Wednesday 4 November 2015

Mean Girls (2004)

(SPOILER ALERT: DO NOT READ THIS POST IF YOU DON'T WANT TO KNOW WHAT HAPPENS TO HIGH-SCHOOL STUDENT DESPOTS.)

[Now for a bust of a breakthrough movie for a couple of stars whose careers have since seen wildly divergent fortunes.]

Mean Girls (2004) is an American teen comedy film, directed by Mark Waters, starring Lindsay Lohan and Rachel McAdams. The screenplay was written by Tina Fey, who also co-stars.

In the end, high-school queen-bee contender, Lindsay Lohan decides there is more to school life than teen machinations (maybe.)

Recently repatriated to the States after a sheltered upbringing in remote Africa, intelligent but socially naive sixteen year old Lohan is thrown into the deep-end of American teenage life when she attends school for the first time.

Totally unprepared for both the demands of education and teenage (mostly female) social cliques, she is offered a lifeline by a pair of student outcasts, in the form of a map that lays bare the prevailing high school pecking order.

As a result of suffering the unwanted innuendo laden attentions of the boyfriend of its leader, Rachel McAdams, Lohan finds herself unexpectedly welcomed into the circle of girls at the pinnacle of the hierarchy.
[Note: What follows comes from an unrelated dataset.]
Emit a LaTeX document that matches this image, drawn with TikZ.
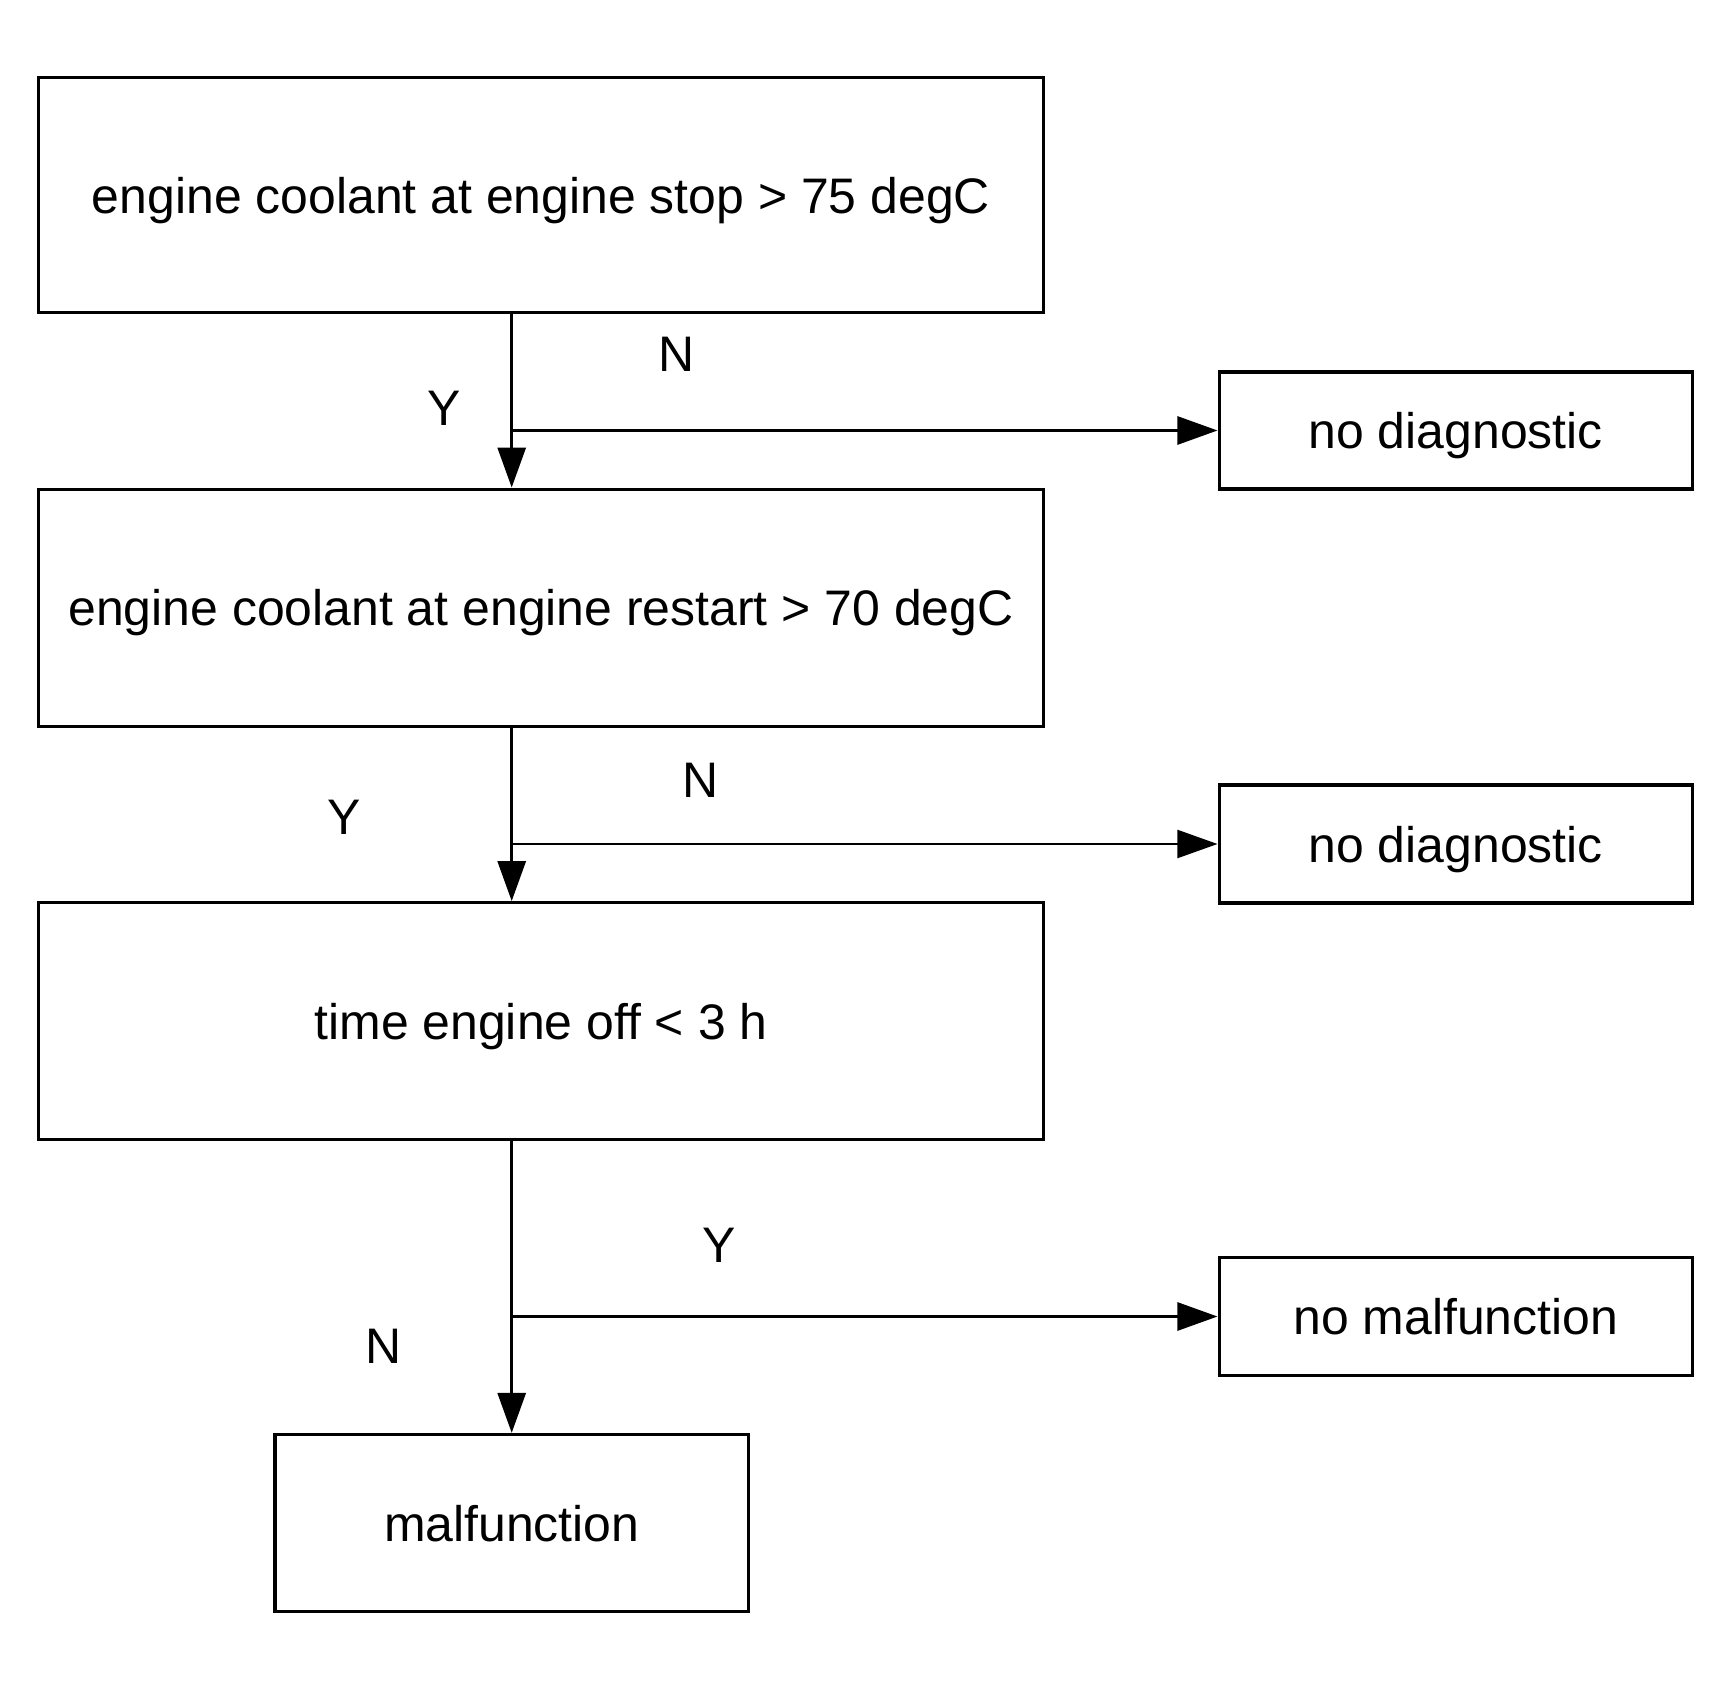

Sensing an opportunity for revenge against their principle tormentors, Lohan's outcast friends persuade her to sabotage McAdams's group from within, but in the process Lohan becomes just as superficial and venal as the girls themselves.

However, realizing Lohan's treacherous betrayal, McAdams uses the Hoover-esque dossier she has compiled to frame Lohan as the source of all rumour and scandal against everyone at the school, leading to a complete breakdown in order.

Authority is only restored during an assembly when the plot against the universally derided McAdams is confessed by the students, after which a fleeing and distraught McAdams is run down and almost killed by a school bus.

Atoning for the responsibility she feels, the guilt-ridden Lohan gradually manages to recover her sweet personality and shake off her pariah status.

And after triumphing in an inter-school math competition, is sufficiently rehabilitated to be elected end-of-year dance queen, clearing the way for a new intake of wannabe queen-bees, who she fantasizes will also be hit by a bus.


Much of the comic enjoyment on offer here is, perhaps, more easily appreciated by those, like writer Tina Fey herself, with some age perspective on proceedings. For those still ducking the psychological crossfire raking eleventh grade trenches, Mean Girls can read very much more like its self-help survival guide inspiration. Nevertheless, even if the eventual message is a bit pat, there is more than enough sweet badinage to help the teenage medicine go down.